SOURCE DATA:
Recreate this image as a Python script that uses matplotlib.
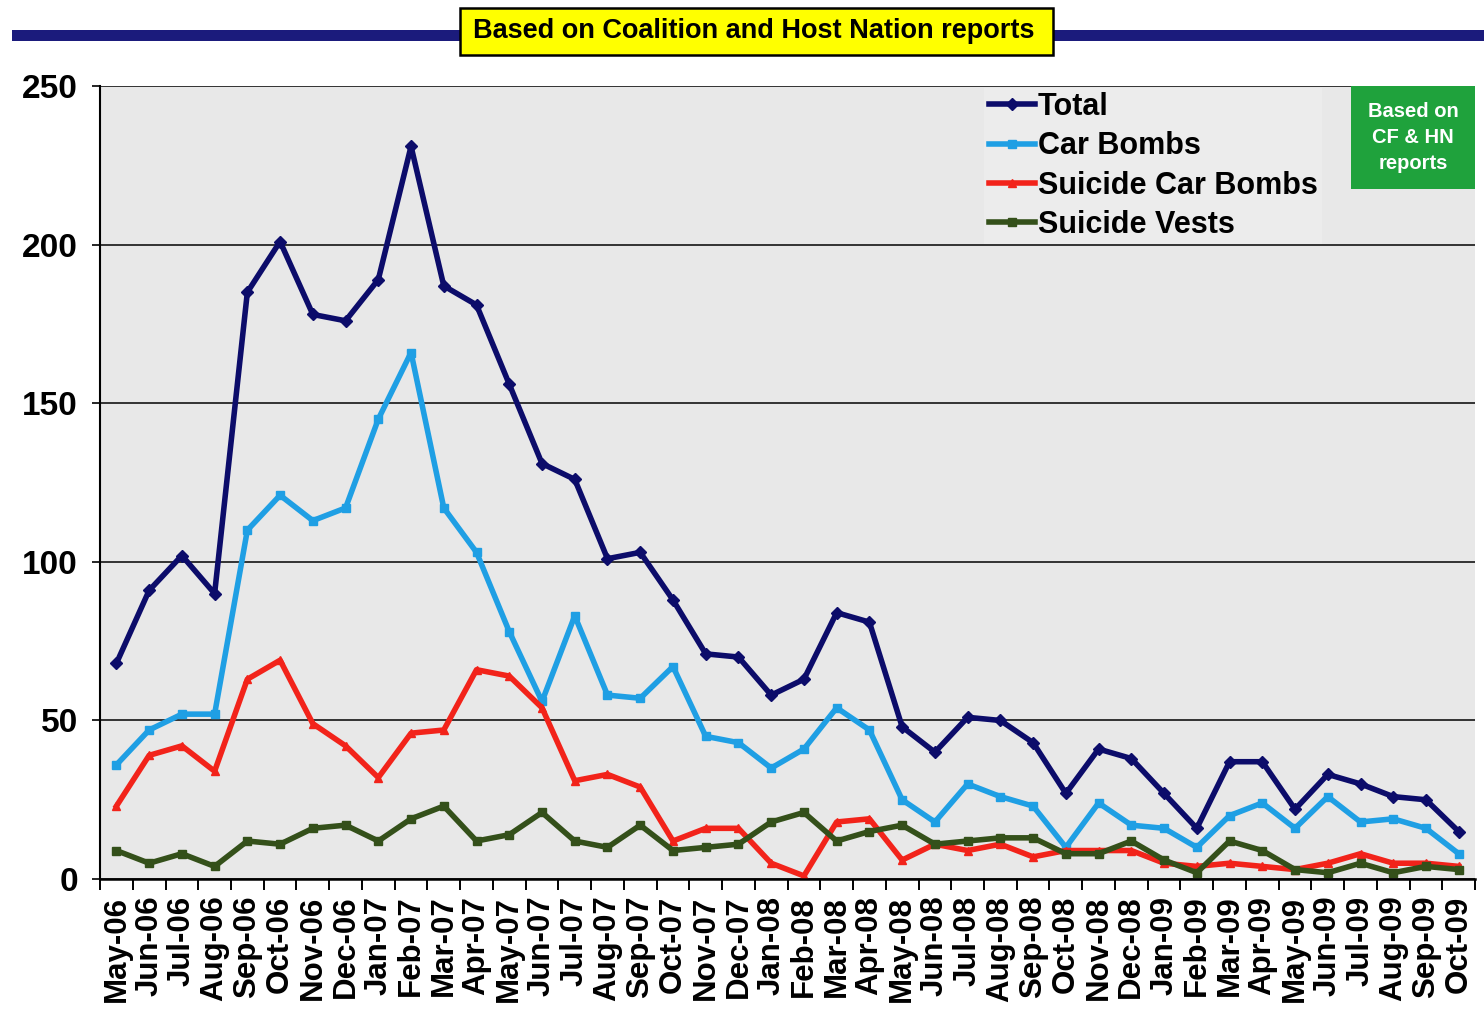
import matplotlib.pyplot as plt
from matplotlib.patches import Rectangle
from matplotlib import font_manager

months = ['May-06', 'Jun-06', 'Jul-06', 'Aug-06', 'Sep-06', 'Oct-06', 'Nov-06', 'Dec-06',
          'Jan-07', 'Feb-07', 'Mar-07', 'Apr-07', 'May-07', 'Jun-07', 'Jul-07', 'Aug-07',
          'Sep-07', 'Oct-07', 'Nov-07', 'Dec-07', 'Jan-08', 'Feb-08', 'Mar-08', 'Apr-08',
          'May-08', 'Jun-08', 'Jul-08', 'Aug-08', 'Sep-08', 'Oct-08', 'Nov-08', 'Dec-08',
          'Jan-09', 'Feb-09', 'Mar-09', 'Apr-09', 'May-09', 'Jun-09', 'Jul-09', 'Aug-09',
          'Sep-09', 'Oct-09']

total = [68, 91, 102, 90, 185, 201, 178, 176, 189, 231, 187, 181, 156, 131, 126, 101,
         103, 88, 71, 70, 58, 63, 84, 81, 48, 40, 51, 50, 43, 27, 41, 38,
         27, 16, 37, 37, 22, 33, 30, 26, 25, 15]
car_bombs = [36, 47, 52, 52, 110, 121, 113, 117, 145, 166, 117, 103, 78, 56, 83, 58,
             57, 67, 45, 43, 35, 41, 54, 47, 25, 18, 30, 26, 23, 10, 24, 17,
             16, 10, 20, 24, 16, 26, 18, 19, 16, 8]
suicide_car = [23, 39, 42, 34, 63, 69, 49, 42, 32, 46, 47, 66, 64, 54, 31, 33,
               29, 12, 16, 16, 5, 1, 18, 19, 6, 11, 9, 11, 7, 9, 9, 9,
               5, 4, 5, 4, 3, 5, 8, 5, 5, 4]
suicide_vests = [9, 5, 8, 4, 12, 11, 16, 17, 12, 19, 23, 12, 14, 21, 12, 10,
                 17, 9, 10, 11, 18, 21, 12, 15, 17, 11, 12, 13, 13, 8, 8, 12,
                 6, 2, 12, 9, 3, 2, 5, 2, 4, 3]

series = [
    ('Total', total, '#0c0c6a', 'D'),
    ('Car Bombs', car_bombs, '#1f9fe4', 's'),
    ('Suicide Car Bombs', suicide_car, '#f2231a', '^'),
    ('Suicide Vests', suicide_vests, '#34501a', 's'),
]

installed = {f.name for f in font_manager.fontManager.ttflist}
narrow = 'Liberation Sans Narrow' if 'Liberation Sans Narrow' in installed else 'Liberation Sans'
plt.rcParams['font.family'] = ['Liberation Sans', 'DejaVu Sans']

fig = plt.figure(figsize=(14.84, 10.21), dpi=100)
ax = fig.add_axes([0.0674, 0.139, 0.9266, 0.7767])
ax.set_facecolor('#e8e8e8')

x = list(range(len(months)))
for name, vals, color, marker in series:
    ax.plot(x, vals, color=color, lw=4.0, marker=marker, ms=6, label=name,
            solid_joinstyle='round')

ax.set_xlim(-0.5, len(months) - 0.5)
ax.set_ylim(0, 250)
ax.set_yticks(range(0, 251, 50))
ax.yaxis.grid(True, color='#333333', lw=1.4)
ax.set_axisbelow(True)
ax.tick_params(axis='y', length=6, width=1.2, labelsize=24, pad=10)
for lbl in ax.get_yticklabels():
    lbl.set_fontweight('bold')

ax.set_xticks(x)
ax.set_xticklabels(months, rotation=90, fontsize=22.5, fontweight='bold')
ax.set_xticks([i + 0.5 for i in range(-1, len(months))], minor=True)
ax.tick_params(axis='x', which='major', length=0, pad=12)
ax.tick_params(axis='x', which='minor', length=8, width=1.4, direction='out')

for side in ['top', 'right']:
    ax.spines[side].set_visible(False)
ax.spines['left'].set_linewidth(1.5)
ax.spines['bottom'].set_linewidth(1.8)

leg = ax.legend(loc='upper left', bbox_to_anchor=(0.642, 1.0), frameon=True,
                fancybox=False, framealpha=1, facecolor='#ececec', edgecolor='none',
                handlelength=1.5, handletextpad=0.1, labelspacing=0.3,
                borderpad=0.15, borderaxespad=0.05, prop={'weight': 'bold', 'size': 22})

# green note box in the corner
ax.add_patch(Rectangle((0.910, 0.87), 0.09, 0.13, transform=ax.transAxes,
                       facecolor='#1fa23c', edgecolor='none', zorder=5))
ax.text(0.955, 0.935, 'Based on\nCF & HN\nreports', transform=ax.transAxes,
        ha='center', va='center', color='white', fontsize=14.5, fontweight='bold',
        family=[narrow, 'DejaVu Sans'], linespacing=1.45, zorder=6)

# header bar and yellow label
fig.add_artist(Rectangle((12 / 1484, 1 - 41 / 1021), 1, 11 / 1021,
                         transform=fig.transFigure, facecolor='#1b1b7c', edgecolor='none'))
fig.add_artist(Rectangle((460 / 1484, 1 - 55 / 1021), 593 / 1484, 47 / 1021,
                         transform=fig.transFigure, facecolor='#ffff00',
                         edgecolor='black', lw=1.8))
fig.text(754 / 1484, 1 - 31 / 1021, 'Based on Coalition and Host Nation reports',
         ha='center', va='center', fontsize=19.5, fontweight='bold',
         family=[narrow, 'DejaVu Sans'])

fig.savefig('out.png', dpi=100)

TASK OBJECTIVE:
In your copy, leave out the pictures and reproduce the material above exactly.

FULL OUTPUT:
Recreate this image as a Python script that uses matplotlib.
import matplotlib.pyplot as plt
from matplotlib.patches import Rectangle
from matplotlib import font_manager

months = ['May-06', 'Jun-06', 'Jul-06', 'Aug-06', 'Sep-06', 'Oct-06', 'Nov-06', 'Dec-06',
          'Jan-07', 'Feb-07', 'Mar-07', 'Apr-07', 'May-07', 'Jun-07', 'Jul-07', 'Aug-07',
          'Sep-07', 'Oct-07', 'Nov-07', 'Dec-07', 'Jan-08', 'Feb-08', 'Mar-08', 'Apr-08',
          'May-08', 'Jun-08', 'Jul-08', 'Aug-08', 'Sep-08', 'Oct-08', 'Nov-08', 'Dec-08',
          'Jan-09', 'Feb-09', 'Mar-09', 'Apr-09', 'May-09', 'Jun-09', 'Jul-09', 'Aug-09',
          'Sep-09', 'Oct-09']

total = [68, 91, 102, 90, 185, 201, 178, 176, 189, 231, 187, 181, 156, 131, 126, 101,
         103, 88, 71, 70, 58, 63, 84, 81, 48, 40, 51, 50, 43, 27, 41, 38,
         27, 16, 37, 37, 22, 33, 30, 26, 25, 15]
car_bombs = [36, 47, 52, 52, 110, 121, 113, 117, 145, 166, 117, 103, 78, 56, 83, 58,
             57, 67, 45, 43, 35, 41, 54, 47, 25, 18, 30, 26, 23, 10, 24, 17,
             16, 10, 20, 24, 16, 26, 18, 19, 16, 8]
suicide_car = [23, 39, 42, 34, 63, 69, 49, 42, 32, 46, 47, 66, 64, 54, 31, 33,
               29, 12, 16, 16, 5, 1, 18, 19, 6, 11, 9, 11, 7, 9, 9, 9,
               5, 4, 5, 4, 3, 5, 8, 5, 5, 4]
suicide_vests = [9, 5, 8, 4, 12, 11, 16, 17, 12, 19, 23, 12, 14, 21, 12, 10,
                 17, 9, 10, 11, 18, 21, 12, 15, 17, 11, 12, 13, 13, 8, 8, 12,
                 6, 2, 12, 9, 3, 2, 5, 2, 4, 3]

series = [
    ('Total', total, '#0c0c6a', 'D'),
    ('Car Bombs', car_bombs, '#1f9fe4', 's'),
    ('Suicide Car Bombs', suicide_car, '#f2231a', '^'),
    ('Suicide Vests', suicide_vests, '#34501a', 's'),
]

installed = {f.name for f in font_manager.fontManager.ttflist}
narrow = 'Liberation Sans Narrow' if 'Liberation Sans Narrow' in installed else 'Liberation Sans'
plt.rcParams['font.family'] = ['Liberation Sans', 'DejaVu Sans']

fig = plt.figure(figsize=(14.84, 10.21), dpi=100)
ax = fig.add_axes([0.0674, 0.139, 0.9266, 0.7767])
ax.set_facecolor('#e8e8e8')

x = list(range(len(months)))
for name, vals, color, marker in series:
    ax.plot(x, vals, color=color, lw=4.0, marker=marker, ms=6, label=name,
            solid_joinstyle='round')

ax.set_xlim(-0.5, len(months) - 0.5)
ax.set_ylim(0, 250)
ax.set_yticks(range(0, 251, 50))
ax.yaxis.grid(True, color='#333333', lw=1.4)
ax.set_axisbelow(True)
ax.tick_params(axis='y', length=6, width=1.2, labelsize=24, pad=10)
for lbl in ax.get_yticklabels():
    lbl.set_fontweight('bold')

ax.set_xticks(x)
ax.set_xticklabels(months, rotation=90, fontsize=22.5, fontweight='bold')
ax.set_xticks([i + 0.5 for i in range(-1, len(months))], minor=True)
ax.tick_params(axis='x', which='major', length=0, pad=12)
ax.tick_params(axis='x', which='minor', length=8, width=1.4, direction='out')

for side in ['top', 'right']:
    ax.spines[side].set_visible(False)
ax.spines['left'].set_linewidth(1.5)
ax.spines['bottom'].set_linewidth(1.8)

leg = ax.legend(loc='upper left', bbox_to_anchor=(0.642, 1.0), frameon=True,
                fancybox=False, framealpha=1, facecolor='#ececec', edgecolor='none',
                handlelength=1.5, handletextpad=0.1, labelspacing=0.3,
                borderpad=0.15, borderaxespad=0.05, prop={'weight': 'bold', 'size': 22})

# green note box in the corner
ax.add_patch(Rectangle((0.910, 0.87), 0.09, 0.13, transform=ax.transAxes,
                       facecolor='#1fa23c', edgecolor='none', zorder=5))
ax.text(0.955, 0.935, 'Based on\nCF & HN\nreports', transform=ax.transAxes,
        ha='center', va='center', color='white', fontsize=14.5, fontweight='bold',
        family=[narrow, 'DejaVu Sans'], linespacing=1.45, zorder=6)

# header bar and yellow label
fig.add_artist(Rectangle((12 / 1484, 1 - 41 / 1021), 1, 11 / 1021,
                         transform=fig.transFigure, facecolor='#1b1b7c', edgecolor='none'))
fig.add_artist(Rectangle((460 / 1484, 1 - 55 / 1021), 593 / 1484, 47 / 1021,
                         transform=fig.transFigure, facecolor='#ffff00',
                         edgecolor='black', lw=1.8))
fig.text(754 / 1484, 1 - 31 / 1021, 'Based on Coalition and Host Nation reports',
         ha='center', va='center', fontsize=19.5, fontweight='bold',
         family=[narrow, 'DejaVu Sans'])

fig.savefig('out.png', dpi=100)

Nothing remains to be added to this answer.